Give the data below again exactly as it stands. Omit the pictures.

◆ Excerpted data:
=-=-=-=-=
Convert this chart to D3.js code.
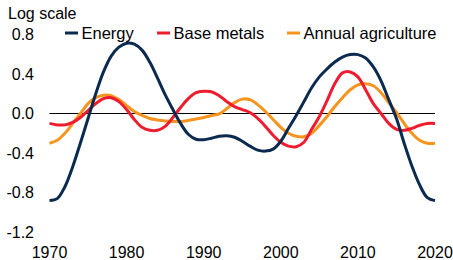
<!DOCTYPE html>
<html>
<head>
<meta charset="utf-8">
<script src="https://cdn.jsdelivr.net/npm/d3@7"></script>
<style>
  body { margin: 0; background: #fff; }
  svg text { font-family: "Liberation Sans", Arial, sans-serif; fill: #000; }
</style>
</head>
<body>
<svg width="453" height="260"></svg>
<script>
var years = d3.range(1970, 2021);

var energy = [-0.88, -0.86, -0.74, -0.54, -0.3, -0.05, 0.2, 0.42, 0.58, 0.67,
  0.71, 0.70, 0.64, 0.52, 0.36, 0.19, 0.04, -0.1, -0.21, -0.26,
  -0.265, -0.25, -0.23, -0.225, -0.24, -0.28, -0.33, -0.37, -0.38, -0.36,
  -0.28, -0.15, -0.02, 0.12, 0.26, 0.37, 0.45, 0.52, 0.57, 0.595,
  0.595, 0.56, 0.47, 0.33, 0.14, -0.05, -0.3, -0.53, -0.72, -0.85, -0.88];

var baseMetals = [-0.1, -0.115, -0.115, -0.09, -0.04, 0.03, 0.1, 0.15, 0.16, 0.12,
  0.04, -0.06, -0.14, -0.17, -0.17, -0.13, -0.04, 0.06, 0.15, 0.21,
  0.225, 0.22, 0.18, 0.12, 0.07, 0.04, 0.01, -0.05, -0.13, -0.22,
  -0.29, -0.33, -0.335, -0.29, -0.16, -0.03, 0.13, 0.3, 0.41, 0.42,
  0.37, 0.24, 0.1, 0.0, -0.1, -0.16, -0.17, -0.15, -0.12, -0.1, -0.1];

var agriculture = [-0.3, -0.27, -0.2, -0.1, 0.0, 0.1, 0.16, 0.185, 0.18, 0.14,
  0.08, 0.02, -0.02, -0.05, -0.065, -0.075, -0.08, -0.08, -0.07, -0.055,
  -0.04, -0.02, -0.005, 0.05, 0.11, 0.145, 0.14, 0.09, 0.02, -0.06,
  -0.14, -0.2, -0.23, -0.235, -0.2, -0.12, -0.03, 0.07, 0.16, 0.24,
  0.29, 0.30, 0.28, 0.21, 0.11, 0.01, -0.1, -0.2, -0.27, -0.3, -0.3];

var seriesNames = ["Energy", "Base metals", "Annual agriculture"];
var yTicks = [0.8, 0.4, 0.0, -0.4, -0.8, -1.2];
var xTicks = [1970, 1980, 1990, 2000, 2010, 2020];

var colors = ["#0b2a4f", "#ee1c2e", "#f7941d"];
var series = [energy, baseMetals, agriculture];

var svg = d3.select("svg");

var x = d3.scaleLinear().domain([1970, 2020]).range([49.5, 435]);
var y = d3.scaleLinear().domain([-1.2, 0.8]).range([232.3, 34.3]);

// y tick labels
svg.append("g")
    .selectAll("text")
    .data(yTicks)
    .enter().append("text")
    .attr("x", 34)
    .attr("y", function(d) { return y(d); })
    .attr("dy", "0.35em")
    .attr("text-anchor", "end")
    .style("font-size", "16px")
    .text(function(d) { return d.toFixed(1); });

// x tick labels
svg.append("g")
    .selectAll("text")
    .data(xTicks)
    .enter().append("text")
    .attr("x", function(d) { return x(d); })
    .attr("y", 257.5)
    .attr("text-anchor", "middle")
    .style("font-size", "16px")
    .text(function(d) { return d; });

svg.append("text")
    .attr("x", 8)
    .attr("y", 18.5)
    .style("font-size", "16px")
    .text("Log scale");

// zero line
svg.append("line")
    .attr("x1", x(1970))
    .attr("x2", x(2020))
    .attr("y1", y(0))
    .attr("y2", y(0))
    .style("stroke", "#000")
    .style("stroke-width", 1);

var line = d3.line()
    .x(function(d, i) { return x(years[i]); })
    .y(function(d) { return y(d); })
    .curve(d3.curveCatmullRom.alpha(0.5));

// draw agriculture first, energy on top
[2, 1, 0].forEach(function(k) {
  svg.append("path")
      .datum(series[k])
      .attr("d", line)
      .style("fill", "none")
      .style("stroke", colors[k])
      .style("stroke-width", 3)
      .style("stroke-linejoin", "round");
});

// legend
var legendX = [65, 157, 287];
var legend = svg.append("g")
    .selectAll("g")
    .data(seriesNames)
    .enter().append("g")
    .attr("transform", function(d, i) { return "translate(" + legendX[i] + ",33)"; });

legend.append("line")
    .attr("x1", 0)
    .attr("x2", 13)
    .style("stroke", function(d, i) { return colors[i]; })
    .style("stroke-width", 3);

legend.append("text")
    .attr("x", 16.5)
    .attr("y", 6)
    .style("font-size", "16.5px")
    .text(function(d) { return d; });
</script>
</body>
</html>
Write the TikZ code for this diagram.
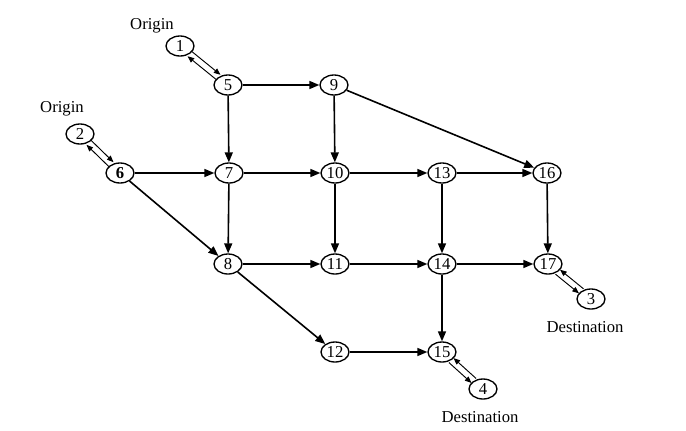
=-=-=-=-=
◆ Final result:
Convert this chart to D3.js code.
<!DOCTYPE html>
<html>
<head>
<meta charset="utf-8">
<script src="https://cdn.jsdelivr.net/npm/d3@7"></script>
<style>
  body { margin: 0; background: #fff; }
  svg text { font-family: "Liberation Sans", Arial, sans-serif; fill: #000; }
</style>
</head>
<body>
<svg width="453" height="260"></svg>
<script>
var years = d3.range(1970, 2021);

var energy = [-0.88, -0.86, -0.74, -0.54, -0.3, -0.05, 0.2, 0.42, 0.58, 0.67,
  0.71, 0.70, 0.64, 0.52, 0.36, 0.19, 0.04, -0.1, -0.21, -0.26,
  -0.265, -0.25, -0.23, -0.225, -0.24, -0.28, -0.33, -0.37, -0.38, -0.36,
  -0.28, -0.15, -0.02, 0.12, 0.26, 0.37, 0.45, 0.52, 0.57, 0.595,
  0.595, 0.56, 0.47, 0.33, 0.14, -0.05, -0.3, -0.53, -0.72, -0.85, -0.88];

var baseMetals = [-0.1, -0.115, -0.115, -0.09, -0.04, 0.03, 0.1, 0.15, 0.16, 0.12,
  0.04, -0.06, -0.14, -0.17, -0.17, -0.13, -0.04, 0.06, 0.15, 0.21,
  0.225, 0.22, 0.18, 0.12, 0.07, 0.04, 0.01, -0.05, -0.13, -0.22,
  -0.29, -0.33, -0.335, -0.29, -0.16, -0.03, 0.13, 0.3, 0.41, 0.42,
  0.37, 0.24, 0.1, 0.0, -0.1, -0.16, -0.17, -0.15, -0.12, -0.1, -0.1];

var agriculture = [-0.3, -0.27, -0.2, -0.1, 0.0, 0.1, 0.16, 0.185, 0.18, 0.14,
  0.08, 0.02, -0.02, -0.05, -0.065, -0.075, -0.08, -0.08, -0.07, -0.055,
  -0.04, -0.02, -0.005, 0.05, 0.11, 0.145, 0.14, 0.09, 0.02, -0.06,
  -0.14, -0.2, -0.23, -0.235, -0.2, -0.12, -0.03, 0.07, 0.16, 0.24,
  0.29, 0.30, 0.28, 0.21, 0.11, 0.01, -0.1, -0.2, -0.27, -0.3, -0.3];

var seriesNames = ["Energy", "Base metals", "Annual agriculture"];
var yTicks = [0.8, 0.4, 0.0, -0.4, -0.8, -1.2];
var xTicks = [1970, 1980, 1990, 2000, 2010, 2020];

var colors = ["#0b2a4f", "#ee1c2e", "#f7941d"];
var series = [energy, baseMetals, agriculture];

var svg = d3.select("svg");

var x = d3.scaleLinear().domain([1970, 2020]).range([49.5, 435]);
var y = d3.scaleLinear().domain([-1.2, 0.8]).range([232.3, 34.3]);

// y tick labels
svg.append("g")
    .selectAll("text")
    .data(yTicks)
    .enter().append("text")
    .attr("x", 34)
    .attr("y", function(d) { return y(d); })
    .attr("dy", "0.35em")
    .attr("text-anchor", "end")
    .style("font-size", "16px")
    .text(function(d) { return d.toFixed(1); });

// x tick labels
svg.append("g")
    .selectAll("text")
    .data(xTicks)
    .enter().append("text")
    .attr("x", function(d) { return x(d); })
    .attr("y", 257.5)
    .attr("text-anchor", "middle")
    .style("font-size", "16px")
    .text(function(d) { return d; });

svg.append("text")
    .attr("x", 8)
    .attr("y", 18.5)
    .style("font-size", "16px")
    .text("Log scale");

// zero line
svg.append("line")
    .attr("x1", x(1970))
    .attr("x2", x(2020))
    .attr("y1", y(0))
    .attr("y2", y(0))
    .style("stroke", "#000")
    .style("stroke-width", 1);

var line = d3.line()
    .x(function(d, i) { return x(years[i]); })
    .y(function(d) { return y(d); })
    .curve(d3.curveCatmullRom.alpha(0.5));

// draw agriculture first, energy on top
[2, 1, 0].forEach(function(k) {
  svg.append("path")
      .datum(series[k])
      .attr("d", line)
      .style("fill", "none")
      .style("stroke", colors[k])
      .style("stroke-width", 3)
      .style("stroke-linejoin", "round");
});

// legend
var legendX = [65, 157, 287];
var legend = svg.append("g")
    .selectAll("g")
    .data(seriesNames)
    .enter().append("g")
    .attr("transform", function(d, i) { return "translate(" + legendX[i] + ",33)"; });

legend.append("line")
    .attr("x1", 0)
    .attr("x2", 13)
    .style("stroke", function(d, i) { return colors[i]; })
    .style("stroke-width", 3);

legend.append("text")
    .attr("x", 16.5)
    .attr("y", 6)
    .style("font-size", "16.5px")
    .text(function(d) { return d; });
</script>
</body>
</html>
Write the TikZ code for this diagram.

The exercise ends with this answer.